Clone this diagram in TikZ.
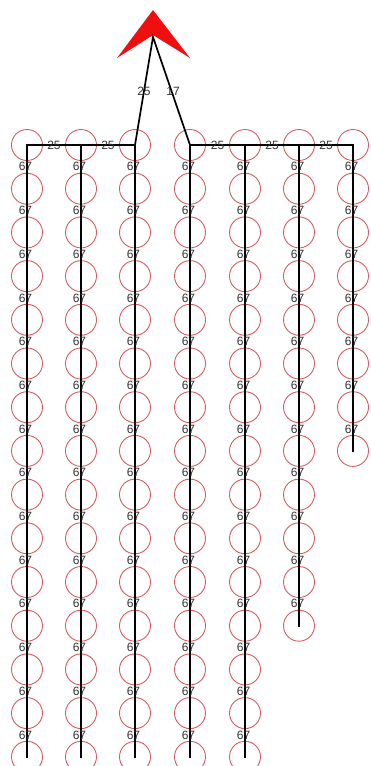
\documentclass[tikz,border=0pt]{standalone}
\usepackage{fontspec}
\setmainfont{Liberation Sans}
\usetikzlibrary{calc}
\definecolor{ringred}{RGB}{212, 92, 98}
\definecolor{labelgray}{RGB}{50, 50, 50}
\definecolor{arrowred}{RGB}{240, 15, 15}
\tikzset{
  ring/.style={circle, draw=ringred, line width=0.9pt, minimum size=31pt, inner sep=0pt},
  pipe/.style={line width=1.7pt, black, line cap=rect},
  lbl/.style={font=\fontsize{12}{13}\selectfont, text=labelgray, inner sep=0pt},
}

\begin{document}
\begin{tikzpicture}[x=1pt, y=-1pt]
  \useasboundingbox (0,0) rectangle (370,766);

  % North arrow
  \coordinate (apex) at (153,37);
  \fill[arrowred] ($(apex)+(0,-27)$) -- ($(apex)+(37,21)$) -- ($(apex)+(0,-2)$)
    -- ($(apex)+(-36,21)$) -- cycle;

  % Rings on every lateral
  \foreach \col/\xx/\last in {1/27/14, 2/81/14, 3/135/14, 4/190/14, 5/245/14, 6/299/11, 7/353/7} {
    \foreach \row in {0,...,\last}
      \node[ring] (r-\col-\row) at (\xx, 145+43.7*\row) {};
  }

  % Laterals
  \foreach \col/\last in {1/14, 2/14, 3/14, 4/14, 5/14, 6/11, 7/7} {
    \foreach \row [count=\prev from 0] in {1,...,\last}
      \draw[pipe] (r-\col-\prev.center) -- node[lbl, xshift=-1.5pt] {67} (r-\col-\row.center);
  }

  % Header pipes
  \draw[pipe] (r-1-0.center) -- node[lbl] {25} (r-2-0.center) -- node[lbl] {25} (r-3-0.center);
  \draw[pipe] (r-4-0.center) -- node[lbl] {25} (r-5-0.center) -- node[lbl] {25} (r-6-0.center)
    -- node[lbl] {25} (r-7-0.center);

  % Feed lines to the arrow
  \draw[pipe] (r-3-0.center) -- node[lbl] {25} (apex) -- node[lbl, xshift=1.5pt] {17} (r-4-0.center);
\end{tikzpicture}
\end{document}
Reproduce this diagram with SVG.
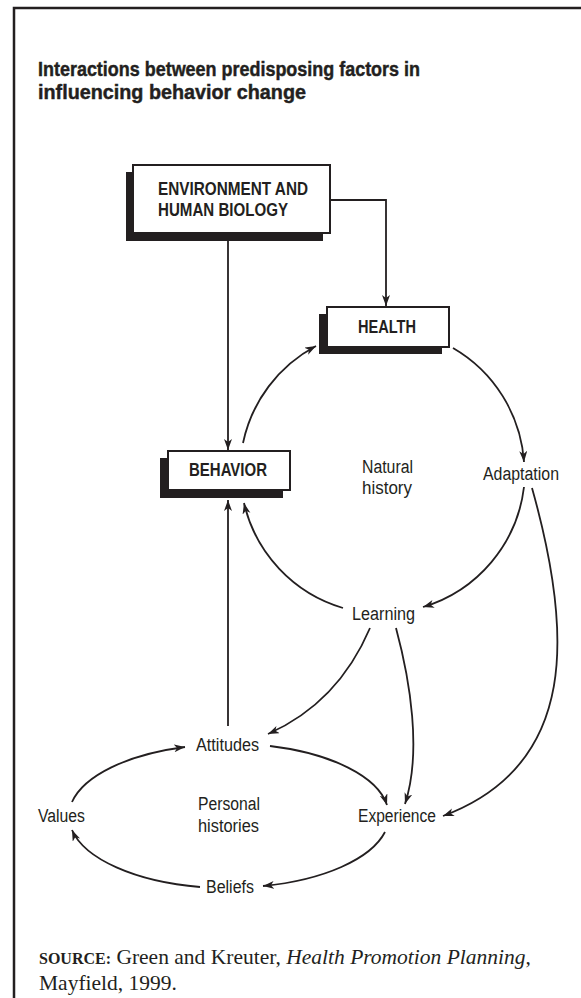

☆ ☆ ☆

▶ Instructions to follow
Make an exact copy of all entries above, dropping the images.

▶ Task answer
Clone this diagram in TikZ.
\documentclass[tikz,border=0pt]{standalone}
\usepackage{fontspec}
\setmainfont{Liberation Sans}
\usetikzlibrary{calc}
\definecolor{ringred}{RGB}{212, 92, 98}
\definecolor{labelgray}{RGB}{50, 50, 50}
\definecolor{arrowred}{RGB}{240, 15, 15}
\tikzset{
  ring/.style={circle, draw=ringred, line width=0.9pt, minimum size=31pt, inner sep=0pt},
  pipe/.style={line width=1.7pt, black, line cap=rect},
  lbl/.style={font=\fontsize{12}{13}\selectfont, text=labelgray, inner sep=0pt},
}

\begin{document}
\begin{tikzpicture}[x=1pt, y=-1pt]
  \useasboundingbox (0,0) rectangle (370,766);

  % North arrow
  \coordinate (apex) at (153,37);
  \fill[arrowred] ($(apex)+(0,-27)$) -- ($(apex)+(37,21)$) -- ($(apex)+(0,-2)$)
    -- ($(apex)+(-36,21)$) -- cycle;

  % Rings on every lateral
  \foreach \col/\xx/\last in {1/27/14, 2/81/14, 3/135/14, 4/190/14, 5/245/14, 6/299/11, 7/353/7} {
    \foreach \row in {0,...,\last}
      \node[ring] (r-\col-\row) at (\xx, 145+43.7*\row) {};
  }

  % Laterals
  \foreach \col/\last in {1/14, 2/14, 3/14, 4/14, 5/14, 6/11, 7/7} {
    \foreach \row [count=\prev from 0] in {1,...,\last}
      \draw[pipe] (r-\col-\prev.center) -- node[lbl, xshift=-1.5pt] {67} (r-\col-\row.center);
  }

  % Header pipes
  \draw[pipe] (r-1-0.center) -- node[lbl] {25} (r-2-0.center) -- node[lbl] {25} (r-3-0.center);
  \draw[pipe] (r-4-0.center) -- node[lbl] {25} (r-5-0.center) -- node[lbl] {25} (r-6-0.center)
    -- node[lbl] {25} (r-7-0.center);

  % Feed lines to the arrow
  \draw[pipe] (r-3-0.center) -- node[lbl] {25} (apex) -- node[lbl, xshift=1.5pt] {17} (r-4-0.center);
\end{tikzpicture}
\end{document}
Reproduce this diagram with SVG.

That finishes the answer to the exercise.